We have a few family words that come from my grandpa. At Christmas if you sneak in the front room to see what gifts were there before everyone was awake you are "nefeeking", when you made it home from a long road trip he would say "himi in" and means home again- that one might be Swedish, but I don't know how it is spelled. The last one occured when my Grandpa called me beautimus one night while we were talking, and I thought he had made up a new word for beautiful so I had to come up with something for him. I called him handsomeful (combining handsome and beautiful), and ever since that is his name from me.
My tiny white haired and very proper grandmother who had six boys. Rather than actually saying the word "penis" she would call it "Mr. Wiggly." It seemed so out of character for her to use that term and I laugh every time I think of it.
I've been using the word "Shat" for years now which is simply the past tense of to defecate. As in the pups shat in the laundry room again!! Half the people find it funny while the other half are offended.

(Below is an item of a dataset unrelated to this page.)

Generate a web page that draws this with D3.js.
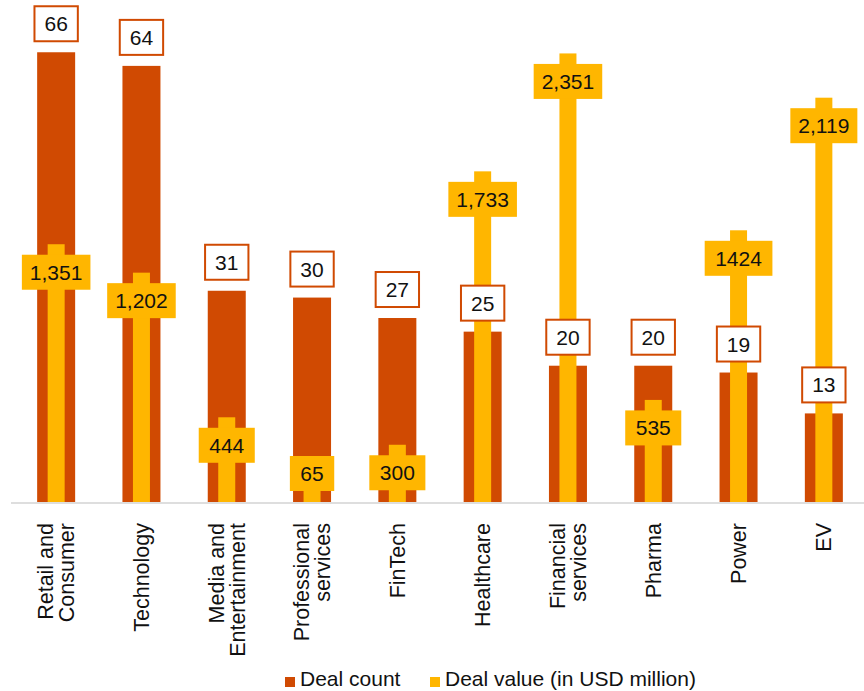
<!DOCTYPE html>
<html>
<head>
<meta charset="utf-8">
<script src="https://cdn.jsdelivr.net/npm/d3@7"></script>
<style>
  html, body { margin: 0; padding: 0; background: #fff; }
  svg { display: block; font-family: "Liberation Sans", Arial, Helvetica, sans-serif; }
</style>
</head>
<body>
<svg id="chart" width="864" height="691"></svg>
<script>
// ---- data ----
const categories = [
  ["Retail and", "Consumer"],
  ["Technology"],
  ["Media and", "Entertainment"],
  ["Professional", "services"],
  ["FinTech"],
  ["Healthcare"],
  ["Financial", "services"],
  ["Pharma"],
  ["Power"],
  ["EV"]
];
const dealCount = [66, 64, 31, 30, 27, 25, 20, 20, 19, 13];
const dealValue = [1351, 1202, 444, 65, 300, 1733, 2351, 535, 1424, 2119];
const dealValueLabels = ["1,351", "1,202", "444", "65", "300", "1,733", "2,351", "535", "1424", "2,119"];
const seriesNames = ["Deal count", "Deal value (in USD million)"];
const countAxisMax = 70;
const valueAxisMax = 2500;

// ---- style ----
const RED = "#D04A02";
const YELLOW = "#FFB600";
const FONT = 21;
const CAT_FONT = 21.5;

const svg = d3.select("#chart");
const idx = d3.range(categories.length);

const x = d3.scaleBand().domain(idx).range([13.5, 866.5]).padding(0);
const yCount = d3.scaleLinear().domain([0, countAxisMax]).range([502, 25]);
const yValue = d3.scaleLinear().domain([0, valueAxisMax]).range([502, 25]);
const cx = i => x(i) + x.bandwidth() / 2;

const redW = 38, yelW = 17;

// baseline axis
svg.append("line")
  .attr("x1", 11).attr("x2", 864)
  .attr("y1", yCount(0) + 1).attr("y2", yCount(0) + 1)
  .attr("stroke", "#dedede").attr("stroke-width", 2);

// red bars
svg.append("g").selectAll("rect").data(idx).join("rect")
  .attr("x", i => cx(i) - redW / 2)
  .attr("width", redW)
  .attr("y", i => yCount(dealCount[i]))
  .attr("height", i => yCount(0) - yCount(dealCount[i]))
  .attr("fill", RED);

// yellow bars
svg.append("g").selectAll("rect").data(idx).join("rect")
  .attr("x", i => cx(i) - yelW / 2)
  .attr("width", yelW)
  .attr("y", i => yValue(dealValue[i]))
  .attr("height", i => yValue(0) - yValue(dealValue[i]))
  .attr("fill", YELLOW);

// value labels (yellow boxes)
const vg = svg.append("g").selectAll("g").data(idx).join("g");
vg.each(function(i) {
  const g = d3.select(this);
  const h = 35;
  const top = Math.min(yValue(dealValue[i]) + 10.5, yValue(0) - 11 - h);
  const t = g.append("text")
    .attr("x", cx(i)).attr("y", top + h / 2)
    .attr("text-anchor", "middle").attr("dy", "0.36em")
    .attr("font-size", FONT).attr("fill", "#111")
    .text(dealValueLabels[i]);
  const w = t.node().getComputedTextLength();
  const pad = dealValueLabels[i].includes(",") ? 8 : 10.5;
  g.insert("rect", "text")
    .attr("x", cx(i) - w / 2 - pad).attr("width", w + 2 * pad)
    .attr("y", top).attr("height", h)
    .attr("fill", YELLOW);
});

// count labels (white boxes, red border)
const cg = svg.append("g").selectAll("g").data(idx).join("g");
cg.each(function(i) {
  const g = d3.select(this);
  const h = 35;
  const bottom = yCount(dealCount[i]) - 11;
  const top = bottom - h;
  const t = g.append("text")
    .attr("x", cx(i)).attr("y", top + h / 2)
    .attr("text-anchor", "middle").attr("dy", "0.36em")
    .attr("font-size", FONT).attr("fill", "#111")
    .text(dealCount[i]);
  const w = t.node().getComputedTextLength();
  const pad = 10;
  g.insert("rect", "text")
    .attr("x", cx(i) - w / 2 - pad).attr("width", w + 2 * pad)
    .attr("y", top).attr("height", h)
    .attr("fill", "#fff").attr("stroke", RED).attr("stroke-width", 2);
});

// category labels (rotated)
const lineH = 21;
svg.append("g").selectAll("text").data(idx).join("text")
  .attr("transform", i => `translate(${cx(i)},523) rotate(-90)`)
  .attr("text-anchor", "end")
  .attr("font-size", CAT_FONT).attr("fill", "#111")
  .each(function(i) {
    const lines = categories[i];
    const n = lines.length;
    const sel = d3.select(this);
    lines.forEach((ln, k) => {
      sel.append("tspan")
        .attr("x", 0)
        .attr("y", (k - (n - 1) / 2) * lineH + 7.5)
        .text(ln);
    });
  });

// legend
const legend = svg.append("g");
const legItems = [
  { name: seriesNames[0], color: RED, x: 285 },
  { name: seriesNames[1], color: YELLOW, x: 430 }
];
legItems.forEach(d => {
  legend.append("rect").attr("x", d.x).attr("y", 677).attr("width", 10).attr("height", 10).attr("fill", d.color);
  legend.append("text").attr("x", d.x + 15).attr("y", 686)
    .attr("font-size", FONT).attr("fill", "#111").text(d.name);
});
</script>
</body>
</html>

It seems perfectly normal to me.
One of your callers used a family word starting with "chinga." This is Spanish slang, the equivalent of the "F-word" in English. A Mexican-American once said, "Hey, hand me that little chingadera over there," meaning, roughly, "thingamajig."
I am Paul Dickson who compiled the book of Family Words discussed on today's show. The last writer's point is well taken. This is one of the hazards of live radio--but it was reported (I think) in all innocence and in a real sense has become a "family word" in that family. These responses are really interesting as as I mentioned on today's show I will soon start compiling a new book. My personal favorite from the broadcast= cinemuck meaning theatrical detrius--empty popcorn boxes and the like. More about me (as well as a way to get in touch) at pauldicksonbooks.com
In our family when we went to Grandma and Grandpa's house, sometimes we would have cackleberries and wickerbills for breakfast. Afterward we could play with the touger.
Translation: Eggs and Biscuits, and the cat (kitten)
Other terms used in our family come from my other grandfather who referred to the little brown birds that frequent parking lots, especially of fast food establishments, as "twitter asses", he also called cattle standing in a field "slow elk".
One last thing, and I'm not sure of the origin, but in our family when you want a pen or pencil you ask for a "writing stick". If you want eating utensils, ask for "fighters".
This isn't really a new word, but I think it is amusing none the less. A friend of mine related a tale of one of their family sayings. The family was making breakfast and one of the kids was lagging in bed. The mother told my friend to wake her sibling. Her father said" Don't bother, he's a waste of Pancakes". In their family, the term "A Waste of Pancakes" has come to mean someone of low repute, not worth bothering with.
My father, who was from the depression-era, dust-bowl, plains of Kansas, but became a nuclear physicist for NASA, never lost his many coloful regionalisms. Whenever one of us kids would ask him an unanswerable question, like "Why can't we have a pony?" He would respond with, "Cat fur to make kitten britches. Wanna' buy a pair?"
In our family we call our favorite bread with chunks of garlic baked in it "maggot bread" ever since my oldest daughter bit into a slice and in horror exclaimed "AARRGGGHHH, this bread is full of maggots!"
Schnibbles - These are the little bits of meat on the barbeque pit that get cooked first. (Like the ends of the ribs) You snack on them while the rest is cooking! Yum! :)
Growing up we ate a lot of cheezy-weezie which is bread with cheese on top that has been toasted. Don't know where it came from but it's been in my immediate family for around 25 years that I know about.
We have a word in our family- 'choad'... It's that little bit of 'throw-up' you get in the back of your throat sometimes that you have to swallow back down. Choad.